Após um período de aprendizado com as mais experientes, Helena foi enviada para Los Angeles responsável por criar a lenda de James. Receberam-na naturalmente e assim desapercebidamente passava a presença dela para o vocalista, que se deitava cada noite com uma fã diferente. Helena se dedicava e trabalhava pela banda como se fosse uma máquina mas ninguém percebia que a sua capacidade era sobrenatural. Apesar de ser uma mulher muito bonita, não corria sangue nas suas veias e não palpitava seu coração, não dormia e nem sentia dor. Mas ninguém percebia que ela era diferente.
Mesmo sendo de outra natureza, Helena sentia ciúmes das fãs que desejavam possuir James e faziam tumultos nas portas dos hotéis para fazer fotos e conversar com o ídolo. O cantor era um homem bonito que compunha e interpretava músicas não tão boas, mas que conquistava fãs pelo mundo inteiro, que o seguiam com asas negras e eram conhecidas como angélicas. Durante uma turnê na Europa a narradora foi dominando o corpo do cantor para que ele se sentisse cada vez mais desgastado por causa da asma, cuidadosamente o manipulando para que ficasse fraco e preparado para se tornar uma lenda.

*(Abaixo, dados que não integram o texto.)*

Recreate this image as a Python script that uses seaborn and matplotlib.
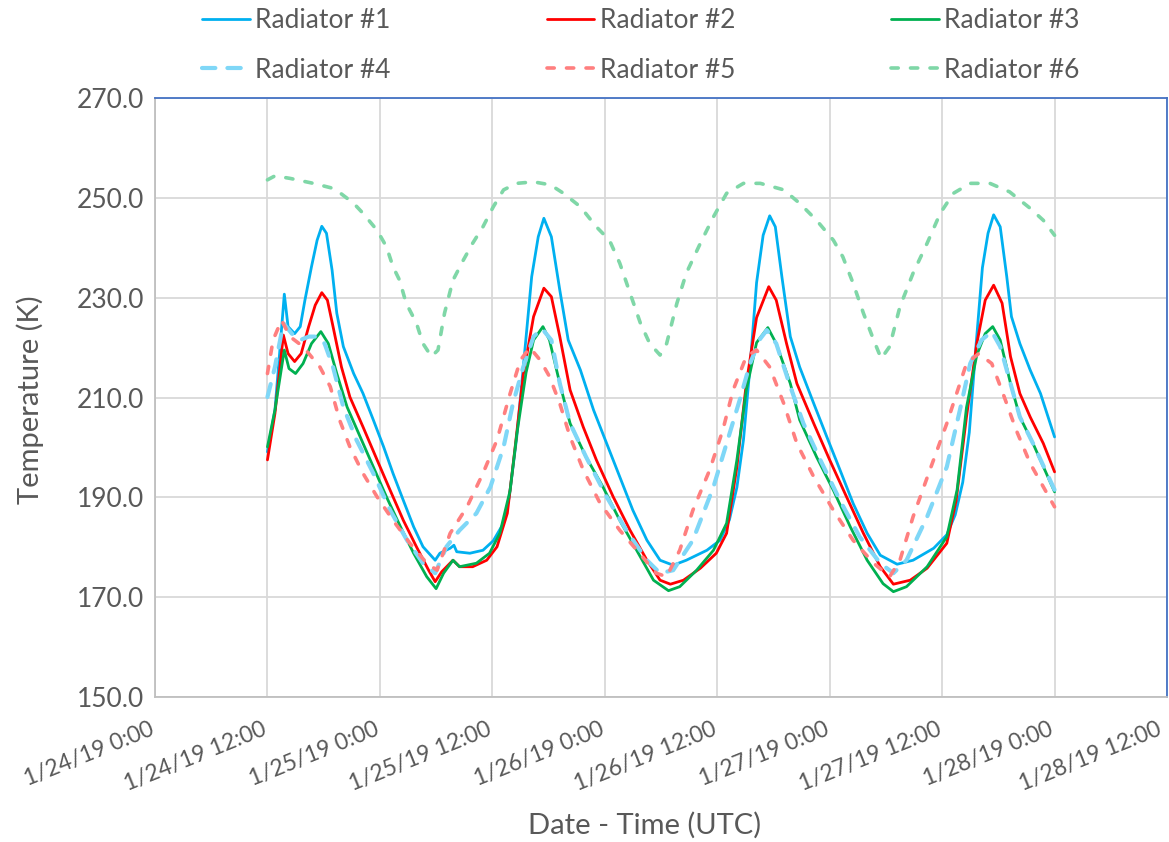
import matplotlib
matplotlib.use("Agg")
import matplotlib.pyplot as plt
import matplotlib.transforms as mtransforms
import matplotlib.dates as mdates
import seaborn as sns
import pandas as pd
import numpy as np

# ---------------- data (hours after 1/24/19 0:00, temperature K) ----------------
r1_hours = [12.0, 12.8, 13.3, 13.8, 14.2, 14.9, 15.5, 16.0, 16.7, 17.3, 17.8, 18.3, 18.9, 19.4,
            20.1, 21.2, 22.2, 23.3, 24.4, 25.4, 26.5, 27.6, 28.6, 29.9, 30.4, 31.5, 31.9, 32.2,
            33.6, 35.0, 36.1, 37.1, 37.8, 38.6, 39.3, 40.2, 40.9, 41.5, 42.3, 43.2, 44.1, 45.4,
            46.8, 48.2, 49.6, 51.0, 52.5, 53.9, 55.3, 56.7, 58.9, 60.3, 61.3, 62.1, 62.8, 63.5,
            64.2, 64.9, 65.6, 66.2, 66.9, 67.8, 68.8, 70.3, 71.7, 73.1, 74.5, 76.0, 77.4, 79.2,
            80.9, 83.1, 84.5, 85.4, 86.2, 86.9, 87.6, 88.3, 88.9, 89.5, 90.2, 90.9, 91.4, 92.3,
            93.4, 94.5, 96.0]
r1_temp = [199.1, 207.5, 218.9, 230.7, 224.2, 222.8, 224.2, 229.5, 236.2, 241.5, 244.3, 242.9, 235.5, 226.9,
           220.2, 214.8, 210.8, 205.5, 200.1, 194.8, 189.4, 184.1, 180.1, 177.4, 178.8, 179.8, 180.4, 179.1,
           178.8, 179.4, 181.3, 184.5, 190.0, 202.0, 216.0, 234.2, 242.2, 245.9, 242.2, 231.5, 221.5, 215.5,
           207.5, 200.8, 194.1, 187.4, 181.4, 177.4, 176.4, 177.4, 179.4, 181.4, 185.5, 192.0, 201.5, 216.1,
           233.0, 242.5, 246.4, 244.2, 234.2, 222.2, 216.1, 208.8, 202.1, 195.5, 188.8, 182.8, 178.4, 176.6,
           177.4, 179.8, 182.5, 186.5, 193.0, 203.0, 220.0, 236.0, 242.9, 246.6, 244.2, 234.2, 226.2, 220.8,
           215.5, 210.8, 202.1]

r2_hours = [12.0, 12.8, 13.7, 14.2, 14.9, 15.6, 16.4, 17.1, 17.8, 18.4, 19.0, 19.9, 20.8, 22.2,
            23.7, 25.1, 26.5, 27.9, 29.2, 29.9, 30.6, 31.8, 32.5, 33.9, 35.4, 36.5, 37.6, 38.4,
            39.3, 40.4, 41.5, 42.3, 43.2, 44.3, 45.7, 47.1, 48.9, 50.7, 52.5, 53.9, 55.0, 56.4,
            58.2, 59.9, 61.0, 62.1, 63.1, 64.2, 65.5, 66.3, 67.4, 68.5, 70.3, 72.0, 73.8, 75.6,
            77.4, 78.8, 80.6, 82.4, 84.5, 85.5, 86.6, 87.7, 88.6, 89.5, 90.4, 91.3, 92.3, 93.4,
            94.8, 96.0]
r2_temp = [197.5, 206.8, 222.5, 218.8, 217.2, 218.8, 224.2, 228.5, 231.0, 229.5, 224.2, 216.1, 210.1, 204.1,
           197.5, 191.4, 185.4, 180.1, 175.4, 173.1, 175.1, 177.4, 176.1, 176.1, 177.4, 180.1, 186.8, 199.5,
           214.5, 226.2, 231.9, 230.2, 222.2, 211.5, 204.1, 197.5, 190.1, 183.4, 177.4, 173.4, 172.6, 173.4,
           175.8, 178.8, 182.8, 196.1, 212.8, 226.0, 232.2, 229.5, 220.8, 212.8, 204.8, 197.5, 190.1, 182.8,
           176.1, 172.6, 173.4, 175.8, 180.8, 189.4, 206.1, 220.8, 229.5, 232.5, 228.9, 218.2, 210.8, 206.1,
           200.8, 195.1]

r3_hours = [12.0, 12.8, 13.8, 14.3, 15.0, 15.8, 16.7, 17.7, 18.5, 19.4, 20.5, 21.9, 23.3, 24.7,
            26.2, 27.6, 29.0, 30.0, 30.8, 31.8, 32.5, 34.3, 35.7, 36.8, 37.9, 38.6, 39.6, 40.4,
            41.4, 42.1, 43.2, 44.3, 46.0, 47.8, 49.6, 51.4, 53.2, 54.8, 56.0, 57.8, 59.6, 61.0,
            62.1, 63.1, 64.2, 65.4, 66.3, 67.8, 68.8, 70.6, 72.4, 74.2, 76.0, 77.7, 78.8, 80.2,
            82.4, 84.5, 85.6, 86.6, 87.7, 88.6, 89.4, 90.2, 91.3, 92.3, 93.7, 96.0]
r3_temp = [200.1, 207.5, 219.5, 215.8, 214.8, 216.8, 220.8, 223.2, 220.8, 214.8, 208.1, 202.1, 196.1, 190.1,
           184.1, 178.8, 174.1, 171.7, 174.8, 177.4, 176.1, 176.8, 178.8, 182.8, 191.4, 202.5, 215.0, 221.5,
           224.2, 221.5, 212.8, 204.8, 198.1, 192.1, 185.4, 179.4, 173.4, 171.3, 172.1, 175.4, 179.4, 184.8,
           197.5, 211.5, 221.0, 224.0, 220.8, 212.8, 205.5, 198.1, 191.4, 184.1, 177.4, 172.7, 171.1, 172.1,
           176.1, 182.1, 191.5, 208.0, 218.5, 222.8, 224.2, 221.5, 212.8, 206.1, 200.8, 191.1]

r4_hours = [12.0, 12.8, 13.7, 14.6, 15.5, 16.4, 17.3, 18.1, 19.0, 20.1, 21.5, 23.3, 25.1, 26.9,
            28.6, 29.9, 31.1, 32.5, 34.3, 35.8, 37.2, 38.2, 39.3, 40.4, 41.3, 42.3, 43.2, 44.3,
            46.0, 48.2, 50.3, 52.5, 53.9, 55.3, 57.4, 59.6, 61.0, 62.4, 63.5, 64.6, 65.3, 66.3,
            67.8, 69.2, 71.0, 73.1, 75.2, 77.4, 78.8, 80.2, 82.4, 84.5, 85.9, 87.0, 88.2, 89.3,
            90.2, 91.3, 92.3, 93.7, 96.0]
r4_temp = [210.1, 216.1, 224.9, 222.8, 221.5, 222.2, 222.2, 220.8, 216.1, 208.1, 201.5, 194.8, 187.4, 181.4,
           176.8, 174.8, 180.1, 183.4, 186.8, 192.1, 200.1, 208.8, 216.1, 222.2, 223.8, 221.5, 212.8, 204.8,
           198.1, 190.1, 183.4, 177.4, 174.8, 175.4, 181.4, 192.1, 200.8, 209.5, 216.8, 221.8, 223.5, 220.8,
           212.2, 204.8, 197.5, 189.4, 182.1, 176.8, 174.8, 177.4, 186.1, 196.1, 207.5, 216.8, 221.5, 223.2,
           220.2, 212.8, 206.1, 200.8, 191.5]

r5_hours = [12.0, 12.6, 13.5, 14.4, 15.8, 17.6, 18.7, 19.7, 20.8, 22.2, 23.7, 25.4, 27.2, 29.0,
            30.1, 31.5, 33.3, 35.0, 36.5, 37.9, 39.0, 40.0, 41.1, 42.1, 43.2, 44.3, 45.7, 47.5,
            49.6, 51.7, 53.5, 54.6, 56.0, 57.4, 59.2, 60.6, 61.7, 63.1, 64.2, 65.6, 67.1, 68.5,
            70.3, 72.4, 74.5, 76.7, 78.4, 79.5, 80.9, 82.7, 84.5, 85.9, 86.6, 87.9, 89.3, 90.5,
            91.9, 93.4, 94.8, 96.0]
r5_temp = [214.8, 221.5, 225.5, 222.2, 220.2, 216.1, 212.2, 205.5, 200.1, 194.8, 190.1, 185.4, 180.8, 176.8,
           175.4, 182.8, 188.1, 194.8, 201.5, 210.8, 217.5, 220.0, 217.5, 214.2, 208.8, 202.1, 195.5, 188.8,
           183.4, 178.8, 174.8, 174.1, 179.4, 187.4, 195.5, 203.5, 211.5, 218.2, 219.5, 216.1, 208.8, 200.8,
           194.1, 187.4, 181.4, 176.8, 174.1, 177.4, 186.1, 195.5, 204.8, 212.8, 216.8, 218.8, 216.8, 210.8,
           203.5, 196.8, 192.1, 188.1]

r6_hours = [12.0, 12.8, 14.4, 16.9, 19.0, 19.6, 21.2, 22.2, 23.7, 24.7, 25.4, 26.1, 26.8, 27.9,
            28.6, 29.5, 30.2, 30.9, 31.8, 32.9, 33.9, 35.0, 36.1, 37.2, 38.6, 40.4, 42.2, 43.6,
            45.4, 47.1, 48.5, 49.6, 50.7, 51.8, 52.8, 53.9, 54.6, 55.7, 56.7, 58.2, 59.6, 61.0,
            62.8, 64.6, 67.1, 68.8, 70.6, 72.4, 73.4, 74.5, 75.6, 76.7, 77.5, 78.4, 79.5, 80.9,
            82.4, 83.8, 85.2, 87.0, 89.1, 91.2, 93.4, 94.8, 96.0]
r6_temp = [253.6, 254.4, 253.9, 252.9, 251.9, 251.2, 248.9, 246.9, 243.5, 240.2, 236.2, 233.5, 228.9, 224.9,
           220.8, 218.2, 219.5, 226.9, 233.5, 237.5, 240.9, 244.2, 248.2, 251.6, 252.9, 253.2, 252.6, 250.9,
           248.2, 244.2, 241.5, 236.9, 230.9, 224.9, 220.8, 218.5, 220.8, 228.9, 234.9, 240.9, 246.2, 250.9,
           252.9, 252.9, 251.6, 248.9, 245.5, 241.5, 238.2, 232.9, 226.9, 221.5, 217.8, 220.2, 228.2, 234.9,
           240.9, 246.9, 250.9, 252.9, 252.9, 251.2, 247.9, 245.5, 242.5]

series_names = ["Radiator #1", "Radiator #2", "Radiator #3",
                "Radiator #4", "Radiator #5", "Radiator #6"]

xtick_labels = ["1/24/19 0:00", "1/24/19 12:00", "1/25/19 0:00", "1/25/19 12:00",
                "1/26/19 0:00", "1/26/19 12:00", "1/27/19 0:00", "1/27/19 12:00",
                "1/28/19 0:00", "1/28/19 12:00"]
ytick_values = [150, 170, 190, 210, 230, 250, 270]

# ---------------- styling ----------------
sns.set_style("white")
plt.rcParams["font.family"] = ["Lato", "DejaVu Sans"]
TXT = "#595959"

colors = ["#00B0F0", "#FF0000", "#00B050", "#7FD7F7", "#FF7F7F", "#7FD7A7"]
widths = [2.0, 2.0, 2.0, 3.0, 2.6, 2.6]
dash_patterns = [None, None, None, (3.2, 2.9), (2.0, 3.4), (2.0, 3.4)]

base = pd.Timestamp("2019-01-24 00:00")
hours_list = [r1_hours, r2_hours, r3_hours, r4_hours, r5_hours, r6_hours]
temp_list = [r1_temp, r2_temp, r3_temp, r4_temp, r5_temp, r6_temp]

fig = plt.figure(figsize=(11.69, 8.42), dpi=100)
ax = fig.add_axes([155 / 1169, 1 - 697 / 842, (1167 - 155) / 1169, (697 - 98) / 842])

handles = []
for name, hrs, tmp, c, w, d in zip(series_names, hours_list, temp_list, colors, widths, dash_patterns):
    df = pd.DataFrame({"time": base + pd.to_timedelta(hrs, unit="h"), "temp": tmp})
    n_before = len(ax.lines)
    sns.lineplot(data=df, x="time", y="temp", ax=ax, color=c, linewidth=w,
                 estimator=None, sort=False, label=name, legend=False)
    line = ax.lines[n_before]
    line.set_solid_joinstyle("round")
    if d is not None:
        line.set_dashes(d)
        line.set_dash_capstyle("round")
    handles.append(line)

# axes limits and ticks
xticks = [base + pd.Timedelta(hours=12 * i) for i in range(len(xtick_labels))]
ax.set_xlim(xticks[0], xticks[-1])
ax.set_ylim(150, 270)
ax.set_xticks(xticks)
ax.set_xticklabels([])
ax.tick_params(axis="x", length=0)

# rotated date labels placed just below each tick (offset in pixels)
xaxis_tf = ax.get_xaxis_transform()
for i, (tk, lab) in enumerate(zip(xticks, xtick_labels)):
    dx = -6 if i < len(xticks) - 1 else -11
    off = mtransforms.ScaledTranslation(dx / 100, -22 / 100, fig.dpi_scale_trans)
    ax.text(mdates.date2num(tk), 0, lab, transform=xaxis_tf + off, rotation=22,
            ha="right", va="top", rotation_mode="anchor", color=TXT, fontsize=16.5,
            clip_on=False)

ax.set_yticks(ytick_values)
ax.set_yticklabels([f"{v:.1f}" for v in ytick_values], color=TXT, fontsize=19)
ax.tick_params(axis="y", length=0, pad=8)

ax.grid(True, color="#d9d9d9", linewidth=1.3)
ax.set_axisbelow(True)
for side in ["left", "bottom"]:
    ax.spines[side].set_color("#bfbfbf")
    ax.spines[side].set_linewidth(1.3)
for side in ["top", "right"]:
    ax.spines[side].set_color("#4472C4")
    ax.spines[side].set_linewidth(1.3)

ax.set_xlabel("Date - Time (UTC)", fontsize=21, color=TXT)
ax.xaxis.set_label_coords((645 - 155) / 1012, (697 - 825) / 599)
ax.xaxis.label.set_va("center")
ax.set_ylabel("Temperature (K)", fontsize=21, color=TXT)
ax.yaxis.set_label_coords((30 - 155) / 1012, (697 - 400) / 599)
ax.yaxis.label.set_va("center")

# legend: 2 rows x 3 columns (matplotlib fills column-wise)
order = [0, 3, 1, 4, 2, 5]
leg = fig.legend([handles[i] for i in order], [series_names[i] for i in order],
                 ncol=3, loc="upper left", bbox_to_anchor=(202 / 1169, 1 - 8 / 842),
                 frameon=False, fontsize=19, handlelength=1.8, handletextpad=0.22,
                 columnspacing=5.9, labelspacing=0.93, borderpad=0, borderaxespad=0)
for t in leg.get_texts():
    t.set_color(TXT)

fig.savefig("out.png", dpi=100)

Um livro misterioso que deixa muitas linhas soltas mas que também traz referências interessantes mesmo que superficialmente. Como as deusas da mitologia que aparecem no livro e são responsáveis por criar lendas por meio da morte de grandes ídolos do rock e a inconclusividade real dessas mortes. Um lugar onde deusas moram juntas à beira-mar e andam nuas no meio de uma floresta. Canções ancestrais que têm o poder de encantar as pessoas.

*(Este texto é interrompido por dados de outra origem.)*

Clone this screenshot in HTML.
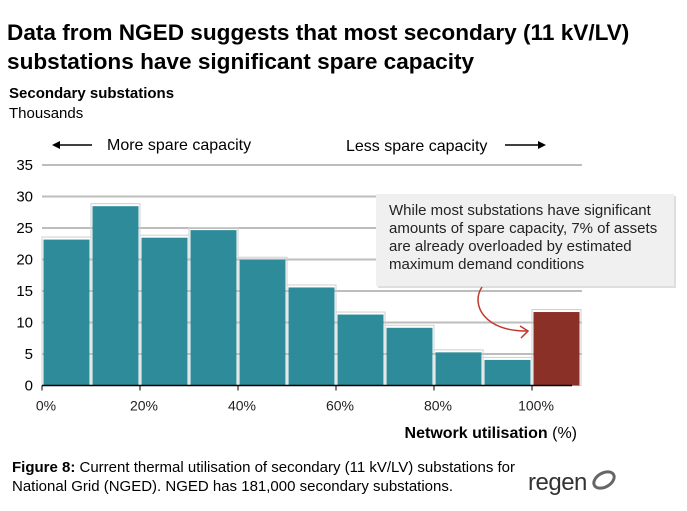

Todo esse universo fantástico se contrapõe à realidade em que cresceu o cantor James Evans. A autora se utiliza dessa contradição que aproxima muito a obra dela ao realismo fantástico, movimento literário que teve mais expressão na América Latina no século 20, tendo como característica principal unir o universo mágico e a realidade. Cem anos de Solidão, do colombiano Gabriel García Márquez é reconhecido até hoje como um dos principais livro do gênero.

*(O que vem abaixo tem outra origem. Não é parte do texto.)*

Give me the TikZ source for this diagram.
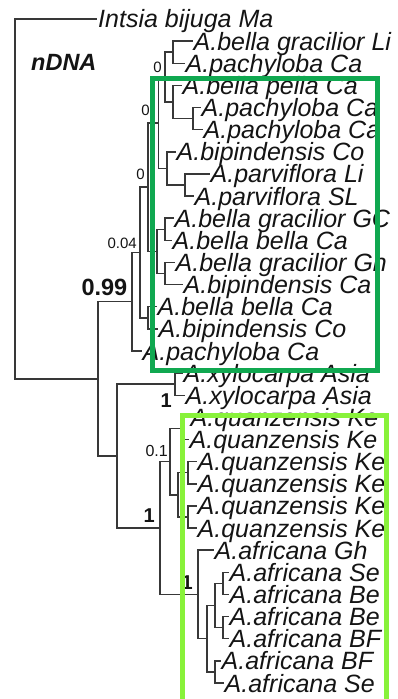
\documentclass[tikz,border=0pt]{standalone}
\usepackage{fontspec}
\setmainfont{Liberation Sans}
\definecolor{treegray}{HTML}{383838}
\definecolor{txt}{HTML}{141414}
\definecolor{boxdark}{HTML}{10A850}
\definecolor{boxlight}{HTML}{88F23A}
\begin{document}
\begin{tikzpicture}[x=1pt,y=-1pt,
  br/.style={draw=treegray, line width=1.5pt},
  leaf/.style={anchor=base west, inner sep=0pt, text=txt,
    font=\fontsize{25}{30}\selectfont\itshape},
  support/.style={anchor=base east, inner sep=0pt, text=txt,
    font=\fontsize{15}{18}\selectfont},
  bigsupport/.style={support, font=\fontsize{20}{24}\selectfont\bfseries},
  cladebox/.style={line width=5pt, line join=miter}
]
\useasboundingbox (0,0) rectangle (398,699);
\clip (0,0) rectangle (398,699);

% ---------- leaves (tips) ----------
\coordinate (l1)  at (97,19.00);
\coordinate (l2)  at (193,41.13);
\coordinate (l3)  at (185,63.27);
\coordinate (l4)  at (182,85.40);
\coordinate (l5)  at (201,107.53);
\coordinate (l6)  at (203,129.67);
\coordinate (l7)  at (176,151.80);
\coordinate (l8)  at (210,173.93);
\coordinate (l9)  at (194,196.07);
\coordinate (l10) at (174,218.20);
\coordinate (l11) at (172,240.33);
\coordinate (l12) at (175,262.47);
\coordinate (l13) at (183,284.60);
\coordinate (l14) at (157,306.73);
\coordinate (l15) at (158,328.87);
\coordinate (l16) at (142,351.00);
\coordinate (l17) at (183,373.13);
\coordinate (l18) at (185,395.27);
\coordinate (l19) at (190,417.40);
\coordinate (l20) at (189,439.53);
\coordinate (l21) at (197,461.67);
\coordinate (l22) at (197,483.80);
\coordinate (l23) at (197,505.93);
\coordinate (l24) at (197,528.07);
\coordinate (l25) at (214,550.20);
\coordinate (l26) at (229,572.33);
\coordinate (l27) at (229,594.47);
\coordinate (l28) at (229,616.60);
\coordinate (l29) at (229,638.73);
\coordinate (l30) at (221,660.87);
\coordinate (l31) at (224,683.00);

% ---------- internal nodes ----------
\coordinate (nA)  at (173,52.20);
\coordinate (nB)  at (193,118.60);
\coordinate (nC)  at (173,102.00);
\coordinate (nD)  at (165,77.10);
\coordinate (nE)  at (185,185.00);
\coordinate (nF)  at (167,168.40);
\coordinate (nG)  at (158.3,122.75);
\coordinate (nH)  at (165,229.27);
\coordinate (nI)  at (165,273.53);
\coordinate (nJ)  at (157,251.40);
\coordinate (nK)  at (148,187.08);
\coordinate (nL)  at (148,317.80);
\coordinate (nM)  at (140,252.44);
\coordinate (nN)  at (132,301.72);
\coordinate (nP)  at (175,384.20);
\coordinate (nS)  at (182,428.47);
\coordinate (nT)  at (188,472.73);
\coordinate (nU)  at (188,517.00);
\coordinate (nV)  at (178,494.87);
\coordinate (nR)  at (170,461.67);
\coordinate (nZa) at (223,583.40);
\coordinate (nZb) at (223,627.67);
\coordinate (nY)  at (215,605.53);
\coordinate (nZc) at (215,671.93);
\coordinate (nX)  at (207,638.73);
\coordinate (nW)  at (198,594.47);
\coordinate (nQ)  at (160,528.07);
\coordinate (nO2) at (117,456.13);
\coordinate (nO)  at (98,378.93);
\coordinate (root) at (15,198.97);

% ---------- branches ----------
\draw[br] (root) |- (l1);  \draw[br] (root) |- (nO);
\draw[br] (nO) |- (nN);    \draw[br] (nO) |- (nO2);
\draw[br] (nN) |- (nM);    \draw[br] (nN) |- (l16);
\draw[br] (nM) |- (nK);    \draw[br] (nM) |- (nL);
\draw[br] (nL) |- (l14);   \draw[br] (nL) |- (l15);
\draw[br] (nK) |- (nG);    \draw[br] (nK) |- (nJ);
\draw[br] (nJ) |- (nH);    \draw[br] (nJ) |- (nI);
\draw[br] (nH) |- (l10);   \draw[br] (nH) |- (l11);
\draw[br] (nI) |- (l12);   \draw[br] (nI) |- (l13);
\draw[br] (nG) |- (nD);    \draw[br] (nG) |- (nF);
\draw[br] (nF) |- (l7);    \draw[br] (nF) |- (nE);
\draw[br] (nE) |- (l8);    \draw[br] (nE) |- (l9);
\draw[br] (nD) |- (nA);    \draw[br] (nD) |- (nC);
\draw[br] (nA) |- (l2);    \draw[br] (nA) |- (l3);
\draw[br] (nC) |- (l4);    \draw[br] (nC) |- (nB);
\draw[br] (nB) |- (l5);    \draw[br] (nB) |- (l6);
\draw[br] (nO2) |- (nP);   \draw[br] (nO2) |- (nQ);
\draw[br] (nP) |- (l17);   \draw[br] (nP) |- (l18);
\draw[br] (nQ) |- (nR);    \draw[br] (nQ) |- (nW);
\draw[br] (nR) |- (nS);    \draw[br] (nR) |- (nV);
\draw[br] (nS) |- (l19);   \draw[br] (nS) |- (l20);
\draw[br] (nV) |- (nT);    \draw[br] (nV) |- (nU);
\draw[br] (nT) |- (l21);   \draw[br] (nT) |- (l22);
\draw[br] (nU) |- (l23);   \draw[br] (nU) |- (l24);
\draw[br] (nW) |- (l25);   \draw[br] (nW) |- (nX);
\draw[br] (nX) |- (nY);    \draw[br] (nX) |- (nZc);
\draw[br] (nY) |- (nZa);   \draw[br] (nY) |- (nZb);
\draw[br] (nZa) |- (l26);  \draw[br] (nZa) |- (l27);
\draw[br] (nZb) |- (l28);  \draw[br] (nZb) |- (l29);
\draw[br] (nZc) |- (l30);  \draw[br] (nZc) |- (l31);

% ---------- tip labels ----------
\node[leaf] (t1)  at ([shift={(1,8.7)}]l1)  {Intsia bijuga Ma};
\node[leaf] (t2)  at ([shift={(0.5,9)}]l2)  {A.bella gracilior Li};
\node[leaf] (t3)  at ([shift={(0.5,9)}]l3)  {A.pachyloba Ca};
\node[leaf] (t4)  at ([shift={(0.5,9)}]l4)  {A.bella pella Ca};
\node[leaf] (t5)  at ([shift={(0.5,9)}]l5)  {A.pachyloba Ca};
\node[leaf] (t6)  at ([shift={(0.5,9)}]l6)  {A.pachyloba Ca};
\node[leaf] (t7)  at ([shift={(0.5,9)}]l7)  {A.bipindensis Co};
\node[leaf] (t8)  at ([shift={(0.5,9)}]l8)  {A.parviflora Li};
\node[leaf] (t9)  at ([shift={(0.5,9)}]l9)  {A.parviflora SL};
\node[leaf] (t10) at ([shift={(0.5,9)}]l10) {A.bella gracilior GC};
\node[leaf] (t11) at ([shift={(0.5,9)}]l11) {A.bella bella Ca};
\node[leaf] (t12) at ([shift={(0.5,9)}]l12) {A.bella gracilior Gh};
\node[leaf] (t13) at ([shift={(0.5,9)}]l13) {A.bipindensis Ca};
\node[leaf] (t14) at ([shift={(0.5,9)}]l14) {A.bella bella Ca};
\node[leaf] (t15) at ([shift={(0.5,9)}]l15) {A.bipindensis Co};
\node[leaf] (t16) at ([shift={(0.5,9)}]l16) {A.pachyloba Ca};
\node[leaf] (t17) at ([shift={(0.5,9)}]l17) {A.xylocarpa Asia};
\node[leaf] (t18) at ([shift={(0.5,9)}]l18) {A.xylocarpa Asia};
\node[leaf] (t19) at ([shift={(0.5,9)}]l19) {A.quanzensis Ke};
\node[leaf] (t20) at ([shift={(0.5,9)}]l20) {A.quanzensis Ke};
\node[leaf] (t21) at ([shift={(0.5,9)}]l21) {A.quanzensis Ke};
\node[leaf] (t22) at ([shift={(0.5,9)}]l22) {A.quanzensis Ke};
\node[leaf] (t23) at ([shift={(0.5,9)}]l23) {A.quanzensis Ke};
\node[leaf] (t24) at ([shift={(0.5,9)}]l24) {A.quanzensis Ke};
\node[leaf] (t25) at ([shift={(0.5,9)}]l25) {A.africana Gh};
\node[leaf] (t26) at ([shift={(0.5,9)}]l26) {A.africana Se};
\node[leaf] (t27) at ([shift={(0.5,9)}]l27) {A.africana Be};
\node[leaf] (t28) at ([shift={(0.5,9)}]l28) {A.africana Be};
\node[leaf] (t29) at ([shift={(0.5,9)}]l29) {A.africana BF};
\node[leaf] (t30) at ([shift={(0.5,9)}]l30) {A.africana BF};
\node[leaf] (t31) at ([shift={(0.5,9)}]l31) {A.africana Se};

% ---------- title ----------
\node[anchor=base west, inner sep=0pt, text=txt,
  font=\fontsize{23.5}{28}\selectfont\bfseries\itshape] (title) at (31,70) {nDNA};

% ---------- support values ----------
\node[support] (sD) at ([shift={(-3,-5.1)}]nD) {0};
\node[support] (sG) at ([shift={(-8.3,-7.75)}]nG) {0};
\node[support] (sK) at ([shift={(-3,-7.1)}]nK) {0};
\node[support] (sM) at ([shift={(-3,-4.4)}]nM) {0.04};
\node[support, font=\fontsize{23.5}{28}\selectfont\bfseries] (sN) at ([shift={(-4.5,-6.7)}]nN) {0.99};
\node[bigsupport] (sP) at ([shift={(-3,22.8)}]nP) {1};
\node[support, font=\fontsize{16}{19}\selectfont] (sR) at ([shift={(-2,-4.7)}]nR) {0.1};
\node[bigsupport] (sQ) at ([shift={(-5,-5.1)}]nQ) {1};
\node[bigsupport] (sW) at ([shift={(-5,-4.5)}]nW) {1};

% ---------- clade boxes ----------
\draw[cladebox, draw=boxdark]  (152.5,78.5) rectangle (377.5,370);
\draw[cladebox, draw=boxlight] (182.5,415) rectangle (386,720);
\end{tikzpicture}
\end{document}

Participei pela primeira vez de um clube de leitura chamado Leia Mulheres, coordenado por Juliana Gomes, Juliana Leuenroth e Michelle Henriques, que teve Este é o Mar como leitura de outubro. Achei muito interessante a experiência pois não havia entendido se eu tinha gostado ou não desse livro e a partir da crítica de outras mulheres pude perceber o quanto interessante ele se tornou para mim. Até o fato instigante de não se aprofundar em muitos pontos provocam uma inquietação no leitor. Para a opinião de algumas mulheres que participaram do grupo, parece que a autora deu início a uma série com esse livro.
Mergulhando na história percebemos também uma crítica à divisão social do trabalho. Helena não tinha nome e trabalhava exaustivamente quando era só mais uma operária do Enxame. Depois de cometer um sacrifício foi reconhecida pelas deusas como integrante das Luminosas, uma camada social superior desses seres, onde se adquiriam privilégios, como morar em um paraíso e ter identidade própria. A falta de identidade e a alienação são questões que remetem à realidade do trabalhador na sociedade capitalista, que, ao ascender socialmente, pode ter acesso a direitos negados à classe trabalhadora. Também é interessante observar que para tal ascensão deve ser feito um sacrifício de cunho imoral.
O livro de Mariana Enríquez passa superficialmente por questões que suscitam reflexões profundas sobre a sociedade contemporânea, como machismo, vulnerabilidade social, solidão, busca por identidade e valorização da ancestralidade. Consegue tratar dessas questões dentro do universo da decadência do rock e da idolatria das fãs de maneira inusitada, o que resulta em um livro que, apesar de ser meio estranho, prende a atenção do leitor do começo ao fim.